Published Dec 05, 2014Don Cheadle's long-gestating Miles Davis biopic is still forthcoming, and soon another classic jazz player will be getting the silver screen treatment: John Coltrane. The saxophonist will be examined with a documentary by director/writer/producer John Scheinfeld.
Scheinfeld has an history of making music docs, having been responsible for The U.S. vs. John Lennon (2006) and Who Is Harry Nilsson (and Why Is Everybody Talkin' About Him?) (2010). He also produced 2005's Beautiful Dreamer: Brian Wilson and the Story of "Smile".
This latest project evidently comes with the blessing of Coltrane's estate, since the sax man's son Ravi has served as a consultant. Rights to over 90 percent of his recorded music have already been secured, and the family is providing home movies and unreleased audio.

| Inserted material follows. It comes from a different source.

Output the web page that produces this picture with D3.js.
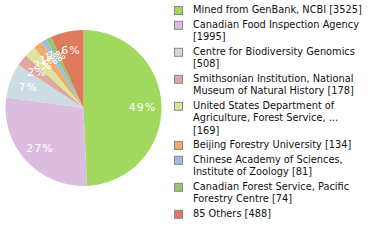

The film will apparently humanize the jazz great. Scheinfeld told Billboard, "He was an artist whose work resonated with fans from all walks of life — the architect Frank Gehry, Clint Eastwood, Bono, Philip Glass, Alicia Keys, Bill Clinton — and that fascinated me: What is it about this music that touches people so deeply?"
He continued, "Most of the books attempt to analyze his music. We'll make the film different by showing the impact the music made. He's like the Beatles in that he never repeated himself; he found what worked and moved on. He had a restless creativity, and that, to me, is quite admirable."
The film is slated to be finished by the end of 2015 and will hit the festival circuit in 2016, with a theatrical release sometime after that.
"The John Coltrane story is simple," Ravi said. "He worked his ass off, going to gigs and then coming home to practice. [Proffer and Scheinfled's] hearts are in the right place. They're film people, not jazz people, so I think it allows for a fresh take. What excites me is how this one artist affected so much outside the realm of music. It's about vision and discipline."
Born in 1926, Coltrane worked with the likes of Miles Davis and Thelonious Monk in the '50s before going on to become a band leader in the '60s. Starting in bebop, he became a pioneer in avant-garde jazz and died at the age of 40 from liver cancer.